* _DESCRIPTION OF THE TASK_: Only the lines from the one containing "Convert this chart to Plotly code." through the one containing "return (H - MB - yp) / PH" should be duplicated, exactly as they appear. Pictures are to be left out.

* _GIVEN RECORDS_:
******************************
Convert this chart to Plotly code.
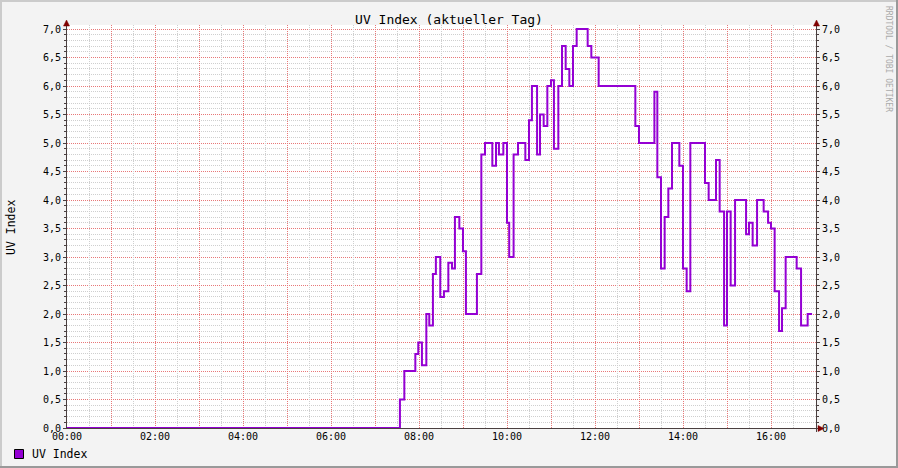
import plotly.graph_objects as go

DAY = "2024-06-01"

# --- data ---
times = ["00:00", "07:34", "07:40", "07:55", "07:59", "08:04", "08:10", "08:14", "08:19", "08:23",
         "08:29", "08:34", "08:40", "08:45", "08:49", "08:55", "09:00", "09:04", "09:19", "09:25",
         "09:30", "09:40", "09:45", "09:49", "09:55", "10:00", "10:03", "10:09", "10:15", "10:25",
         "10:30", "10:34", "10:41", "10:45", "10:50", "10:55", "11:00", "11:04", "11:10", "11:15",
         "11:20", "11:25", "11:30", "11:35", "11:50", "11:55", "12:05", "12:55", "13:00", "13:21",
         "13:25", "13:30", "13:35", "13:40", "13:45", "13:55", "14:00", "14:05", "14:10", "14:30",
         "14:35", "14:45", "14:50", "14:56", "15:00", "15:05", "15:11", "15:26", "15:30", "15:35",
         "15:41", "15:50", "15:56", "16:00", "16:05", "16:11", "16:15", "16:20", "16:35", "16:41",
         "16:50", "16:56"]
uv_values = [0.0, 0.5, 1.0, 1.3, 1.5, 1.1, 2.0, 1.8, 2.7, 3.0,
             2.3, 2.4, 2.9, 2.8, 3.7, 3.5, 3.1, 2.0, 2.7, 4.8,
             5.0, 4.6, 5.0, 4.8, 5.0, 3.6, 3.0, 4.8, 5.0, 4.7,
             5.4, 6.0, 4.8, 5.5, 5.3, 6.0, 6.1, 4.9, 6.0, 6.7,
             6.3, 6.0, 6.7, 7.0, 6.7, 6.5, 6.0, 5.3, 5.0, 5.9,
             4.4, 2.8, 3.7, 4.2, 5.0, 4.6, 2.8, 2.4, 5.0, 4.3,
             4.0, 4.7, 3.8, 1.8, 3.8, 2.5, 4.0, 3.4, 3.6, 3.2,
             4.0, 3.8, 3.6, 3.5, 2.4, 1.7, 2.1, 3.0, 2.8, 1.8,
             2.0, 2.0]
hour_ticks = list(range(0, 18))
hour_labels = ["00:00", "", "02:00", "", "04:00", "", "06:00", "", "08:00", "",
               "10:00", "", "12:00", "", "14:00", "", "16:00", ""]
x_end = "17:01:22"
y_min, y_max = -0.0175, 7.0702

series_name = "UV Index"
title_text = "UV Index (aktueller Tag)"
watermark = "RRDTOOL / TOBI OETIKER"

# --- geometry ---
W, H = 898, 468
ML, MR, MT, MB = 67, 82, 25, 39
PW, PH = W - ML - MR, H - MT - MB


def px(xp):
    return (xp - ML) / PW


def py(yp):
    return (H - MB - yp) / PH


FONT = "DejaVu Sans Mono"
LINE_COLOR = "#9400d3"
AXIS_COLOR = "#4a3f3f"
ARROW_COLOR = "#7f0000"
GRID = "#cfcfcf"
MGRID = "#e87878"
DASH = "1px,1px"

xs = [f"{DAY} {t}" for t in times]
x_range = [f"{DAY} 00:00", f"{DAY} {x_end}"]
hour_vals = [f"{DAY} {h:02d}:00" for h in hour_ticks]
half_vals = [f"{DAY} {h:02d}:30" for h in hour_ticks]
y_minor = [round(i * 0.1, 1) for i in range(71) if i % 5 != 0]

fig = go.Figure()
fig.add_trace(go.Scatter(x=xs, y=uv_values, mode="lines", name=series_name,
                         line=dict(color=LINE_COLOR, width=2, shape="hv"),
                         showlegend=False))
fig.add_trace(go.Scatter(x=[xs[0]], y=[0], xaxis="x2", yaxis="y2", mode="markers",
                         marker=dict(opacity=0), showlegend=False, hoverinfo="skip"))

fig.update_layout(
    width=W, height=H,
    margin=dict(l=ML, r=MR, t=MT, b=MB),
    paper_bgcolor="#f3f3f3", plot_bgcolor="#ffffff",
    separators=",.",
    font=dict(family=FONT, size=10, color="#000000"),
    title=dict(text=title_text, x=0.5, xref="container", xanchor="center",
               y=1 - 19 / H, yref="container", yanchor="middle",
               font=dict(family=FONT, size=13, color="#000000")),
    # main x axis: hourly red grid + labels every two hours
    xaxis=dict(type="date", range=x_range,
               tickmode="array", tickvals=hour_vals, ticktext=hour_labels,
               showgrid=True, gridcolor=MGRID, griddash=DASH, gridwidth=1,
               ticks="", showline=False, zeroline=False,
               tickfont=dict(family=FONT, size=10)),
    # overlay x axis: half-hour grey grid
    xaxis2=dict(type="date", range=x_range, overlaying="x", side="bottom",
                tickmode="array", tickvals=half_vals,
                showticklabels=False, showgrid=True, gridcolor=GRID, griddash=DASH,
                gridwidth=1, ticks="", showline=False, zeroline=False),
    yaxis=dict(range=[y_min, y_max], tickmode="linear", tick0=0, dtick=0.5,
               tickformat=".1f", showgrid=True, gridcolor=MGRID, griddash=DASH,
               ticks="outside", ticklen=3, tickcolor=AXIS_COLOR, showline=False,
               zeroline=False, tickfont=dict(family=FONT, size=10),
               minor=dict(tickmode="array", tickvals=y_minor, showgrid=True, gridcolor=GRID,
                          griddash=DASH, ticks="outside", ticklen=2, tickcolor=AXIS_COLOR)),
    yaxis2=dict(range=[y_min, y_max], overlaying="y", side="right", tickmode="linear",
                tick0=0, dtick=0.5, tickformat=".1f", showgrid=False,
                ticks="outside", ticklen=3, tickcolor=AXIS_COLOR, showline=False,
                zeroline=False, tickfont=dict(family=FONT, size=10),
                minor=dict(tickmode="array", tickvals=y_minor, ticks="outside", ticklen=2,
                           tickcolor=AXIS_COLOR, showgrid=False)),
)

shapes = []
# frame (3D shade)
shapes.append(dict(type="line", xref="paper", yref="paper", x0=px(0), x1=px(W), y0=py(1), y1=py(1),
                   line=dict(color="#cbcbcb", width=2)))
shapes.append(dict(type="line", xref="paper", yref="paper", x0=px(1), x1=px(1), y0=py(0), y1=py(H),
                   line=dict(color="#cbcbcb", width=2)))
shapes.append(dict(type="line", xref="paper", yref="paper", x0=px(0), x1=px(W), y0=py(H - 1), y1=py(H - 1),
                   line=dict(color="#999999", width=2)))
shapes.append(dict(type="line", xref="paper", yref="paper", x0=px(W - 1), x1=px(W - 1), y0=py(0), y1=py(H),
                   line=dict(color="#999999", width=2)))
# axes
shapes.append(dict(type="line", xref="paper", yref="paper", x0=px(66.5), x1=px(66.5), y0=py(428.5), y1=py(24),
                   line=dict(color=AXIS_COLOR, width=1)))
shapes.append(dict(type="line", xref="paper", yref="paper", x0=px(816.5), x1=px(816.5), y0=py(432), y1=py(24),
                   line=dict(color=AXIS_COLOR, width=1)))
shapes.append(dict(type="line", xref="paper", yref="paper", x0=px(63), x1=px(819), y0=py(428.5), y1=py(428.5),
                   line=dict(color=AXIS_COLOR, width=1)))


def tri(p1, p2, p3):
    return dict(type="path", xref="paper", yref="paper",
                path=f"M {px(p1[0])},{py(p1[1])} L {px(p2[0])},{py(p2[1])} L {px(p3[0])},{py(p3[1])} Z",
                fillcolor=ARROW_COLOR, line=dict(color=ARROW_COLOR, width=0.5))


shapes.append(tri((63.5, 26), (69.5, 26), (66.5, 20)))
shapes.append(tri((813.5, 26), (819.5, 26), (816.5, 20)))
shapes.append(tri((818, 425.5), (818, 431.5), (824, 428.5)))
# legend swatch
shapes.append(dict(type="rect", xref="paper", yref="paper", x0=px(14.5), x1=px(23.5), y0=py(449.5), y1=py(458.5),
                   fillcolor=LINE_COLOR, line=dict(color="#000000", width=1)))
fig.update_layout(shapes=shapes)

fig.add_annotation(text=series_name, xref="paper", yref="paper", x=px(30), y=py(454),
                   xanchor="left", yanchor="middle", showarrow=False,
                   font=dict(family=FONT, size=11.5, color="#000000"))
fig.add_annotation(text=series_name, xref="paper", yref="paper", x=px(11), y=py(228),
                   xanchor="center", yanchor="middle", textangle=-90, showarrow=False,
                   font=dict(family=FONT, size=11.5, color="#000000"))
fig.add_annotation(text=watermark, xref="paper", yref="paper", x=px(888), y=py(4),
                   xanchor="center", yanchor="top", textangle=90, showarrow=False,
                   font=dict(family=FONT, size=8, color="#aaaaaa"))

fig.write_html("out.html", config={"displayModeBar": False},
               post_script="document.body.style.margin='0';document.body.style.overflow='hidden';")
******************************
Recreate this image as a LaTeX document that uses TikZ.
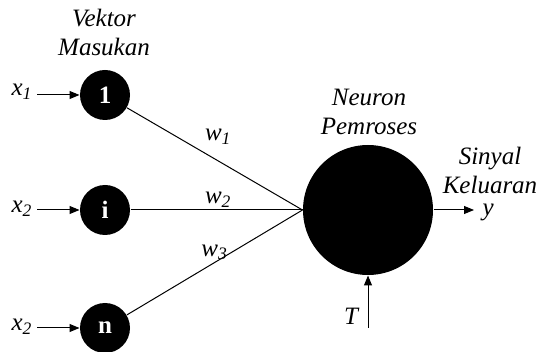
******************************
* _SOLUTION TO THIS PROBLEM_:
Convert this chart to Plotly code.
import plotly.graph_objects as go

DAY = "2024-06-01"

# --- data ---
times = ["00:00", "07:34", "07:40", "07:55", "07:59", "08:04", "08:10", "08:14", "08:19", "08:23",
         "08:29", "08:34", "08:40", "08:45", "08:49", "08:55", "09:00", "09:04", "09:19", "09:25",
         "09:30", "09:40", "09:45", "09:49", "09:55", "10:00", "10:03", "10:09", "10:15", "10:25",
         "10:30", "10:34", "10:41", "10:45", "10:50", "10:55", "11:00", "11:04", "11:10", "11:15",
         "11:20", "11:25", "11:30", "11:35", "11:50", "11:55", "12:05", "12:55", "13:00", "13:21",
         "13:25", "13:30", "13:35", "13:40", "13:45", "13:55", "14:00", "14:05", "14:10", "14:30",
         "14:35", "14:45", "14:50", "14:56", "15:00", "15:05", "15:11", "15:26", "15:30", "15:35",
         "15:41", "15:50", "15:56", "16:00", "16:05", "16:11", "16:15", "16:20", "16:35", "16:41",
         "16:50", "16:56"]
uv_values = [0.0, 0.5, 1.0, 1.3, 1.5, 1.1, 2.0, 1.8, 2.7, 3.0,
             2.3, 2.4, 2.9, 2.8, 3.7, 3.5, 3.1, 2.0, 2.7, 4.8,
             5.0, 4.6, 5.0, 4.8, 5.0, 3.6, 3.0, 4.8, 5.0, 4.7,
             5.4, 6.0, 4.8, 5.5, 5.3, 6.0, 6.1, 4.9, 6.0, 6.7,
             6.3, 6.0, 6.7, 7.0, 6.7, 6.5, 6.0, 5.3, 5.0, 5.9,
             4.4, 2.8, 3.7, 4.2, 5.0, 4.6, 2.8, 2.4, 5.0, 4.3,
             4.0, 4.7, 3.8, 1.8, 3.8, 2.5, 4.0, 3.4, 3.6, 3.2,
             4.0, 3.8, 3.6, 3.5, 2.4, 1.7, 2.1, 3.0, 2.8, 1.8,
             2.0, 2.0]
hour_ticks = list(range(0, 18))
hour_labels = ["00:00", "", "02:00", "", "04:00", "", "06:00", "", "08:00", "",
               "10:00", "", "12:00", "", "14:00", "", "16:00", ""]
x_end = "17:01:22"
y_min, y_max = -0.0175, 7.0702

series_name = "UV Index"
title_text = "UV Index (aktueller Tag)"
watermark = "RRDTOOL / TOBI OETIKER"

# --- geometry ---
W, H = 898, 468
ML, MR, MT, MB = 67, 82, 25, 39
PW, PH = W - ML - MR, H - MT - MB


def px(xp):
    return (xp - ML) / PW


def py(yp):
    return (H - MB - yp) / PH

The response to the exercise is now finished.